Europe gain an edge as battle lines are drawn for the Breeders' Cup gold rush
Wednesday 31 October 2012
Even when athletes run in lanes, some places on the start line are judged better than others. So when jockeying for position counts, the luck of the draw can be crucial. And generally, the hand of fate has been kind to the Europeans involved in the Californian gold rush that is the Breeders' Cup series of races. One of those who will start favourite, for instance, Excelebration in the Mile, will break from stall six, and so should be neither trapped on the rail or forced to run wide.
With a smallest-ever field of only nine runners for this $2m [£1.2m] turf contest, and a confirmed trailblazer among the competitors in Obviously, who will go the shortest way, there should be few excuses, though, for any.
Even the widest stall for French challenger Moonlight Cloud may not be a hindrance – her erstwhile Freddy Head stablemate Goldikova did win two of her three Miles from the so-called coffin box – but she was eased in the betting after her position was revealed.
Excelebration was a wide-margin winner of the Queen Elizabeth II Stakes 11 days ago and, after Frankel, is the best miler in Europe. His chief local rival is perceived as Wise Dan, a top-level winner on his last two starts and drawn two. "I'd rather be in the middle," said his trainer, Charlie Lopresti. "He's won from just about every hole there is but this time I think he'll have to run the race of his life to win."
As well as Excelebration, judged a 6-4 shot for his race, Aidan O'Brien will saddle eight others at the $25m two-day meeting on Friday and Saturday, including the market leaders for the Marathon (Fame And Glory), and Turf (the defending champion St Nicholas Abbey). And if they were not enough, the Coolmore partners have now acquired a half-stake in the favourite for the Juvenile on dirt, the unbeaten Shanghai Bobby.
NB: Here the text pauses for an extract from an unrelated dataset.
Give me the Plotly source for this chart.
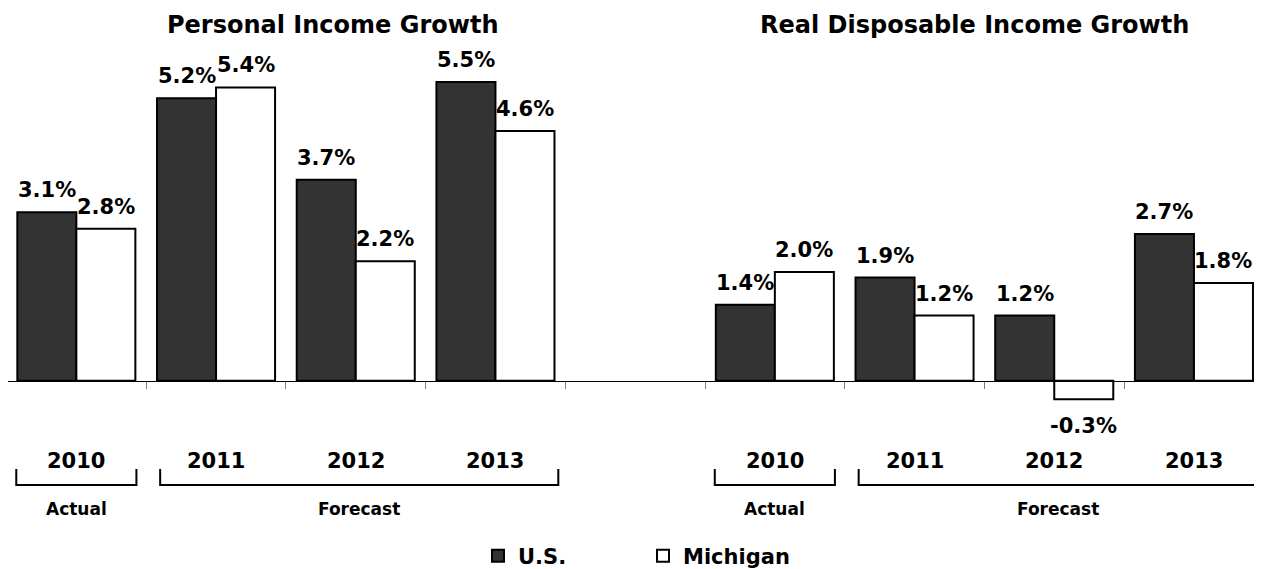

The six races on grass, rather than dirt, are where the main European interest lies and runners from these parts head the markets in all bar one, the Turf Sprint. In the Juvenile Filly Turf, the Richard Hannon-trained Sky Lantern will start from stall three and in the colts' equivalent, the Juvenile Turf, Dundonnell (trained by Roger Charlton) from stall six.
In the Filly & Mare Turf, John Gosden's charge The Fugue will go from box four, but two other of the raiders, Ridasiyna (Mikael Delzangles) and I'm A Dreamer (David Simcock), face more of a challenge from 10 and 11 (of 12 runners) respectively.
The beauty of Santa Anita, with its sunlit backdrop of the San Gabriel mountains, is a long way, literally and figuratively, from Wetherby. But on Saturday the new domestic jump season carries on its momentum there with the Charlie Hall Chase, traditionally a first marker for Gold Cup candidates. The home side, headed by new kid on the block, Silviniaco Conti, and older stagers Weird Al and Time For Rupert, will be tested by another of the younger brigade from Ireland, First Lieutenant, likely to travel to Yorkshire rather than tackle Sizing Europe at Down Royal.
Chris McGrath's Nap
Suraj (1.40 Haydock) No match for one of the Melbourne Cup favourites Mount Athos on the Flat but previously showed in that sphere that he stays and handles soft ground.
Elidor (1.55 Nottingham) Half-brother to Treasure Beach. Stepped up on debut effort and can put that further experience to good use in what will be a slog.
Where the money's going
Silviniaco Conti is 5-2 from 7-2 with Paddy Power for Saturday's Charlie Hall Chase.